On Nov 8, 2017, at 4:54 AM, Karl Wagner <[email protected]
<mailto:[email protected]>> wrote:
>> On Nov 7, 2017, at 1:58 PM, Ted Kremenek via swift-evolution
>> <[email protected] <mailto:[email protected]>> wrote:
>>
>> FWIW, Ben Cohen and I have been talking about possibly using Swift packages
>> as a way to seed out experimental ideas for extensions to the Standard
>> Library. This would allow ideas to be trialed by real usage (a complaint
>> I’ve seen about some changes we’ve made to Swift in the past). Users could
>> build things on top of those libraries, knowing they are available as
>> packages, and if an API “graduates” to being part of the Standard Library
>> the user can then depend upon it being available there. If it never
>> graduates, however, the package remains around.
>
> Yeah this is exactly the problem that the package manager is there to solve,
> right? It’s supposed to make it ridiculously easy to integrate libraries and
> manage your dependencies.
>
> The problem is that most people writing Swift code every day are doing it to
> make graphical applications on iOS/macOS. SwiftPM doesn’t support those, so
> if I want to test a library, it’s just a one-off thing that I play with in a
> Playground.
>
> I think that the best thing we could do to encourage people to write, use and
> contribute to public libraries would be to improve the package manager.

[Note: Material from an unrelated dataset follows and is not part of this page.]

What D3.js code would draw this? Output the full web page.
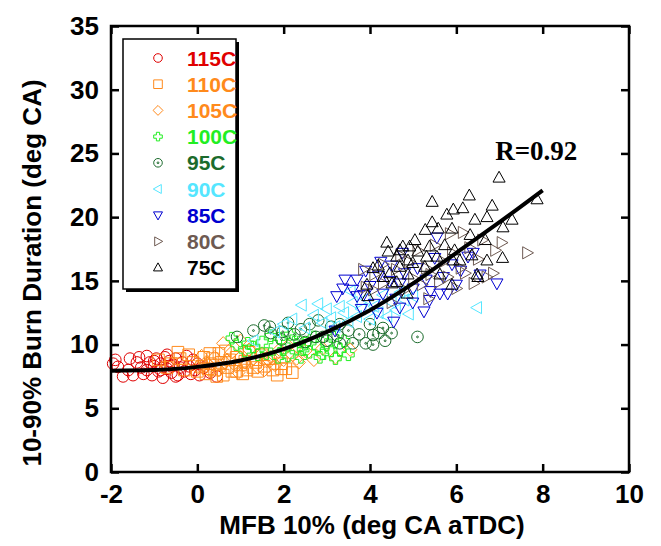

> SwiftPM is still basically a toy (or an interesting curiosity), until it can
> actually be used in the projects most Swift devs get paid to work on every
> day. Talking about it supporting a community is way premature; it’s not even
> close to ready to taking on that responsibility, IMO.
>
I agree that the tooling support around SwiftPM is not sufficiently advanced
yet to support this for everybody. Further, I don’t think there would be a
need to preclude other ways to share libraries for this purpose, even if the
SwiftPM tooling support was more mature.
The primary point I wanted to make was more about the model itself. I’d prefer
the community grow up a set of libraries that trialed and used before focusing
on prematurely baking them into the core Swift distribution.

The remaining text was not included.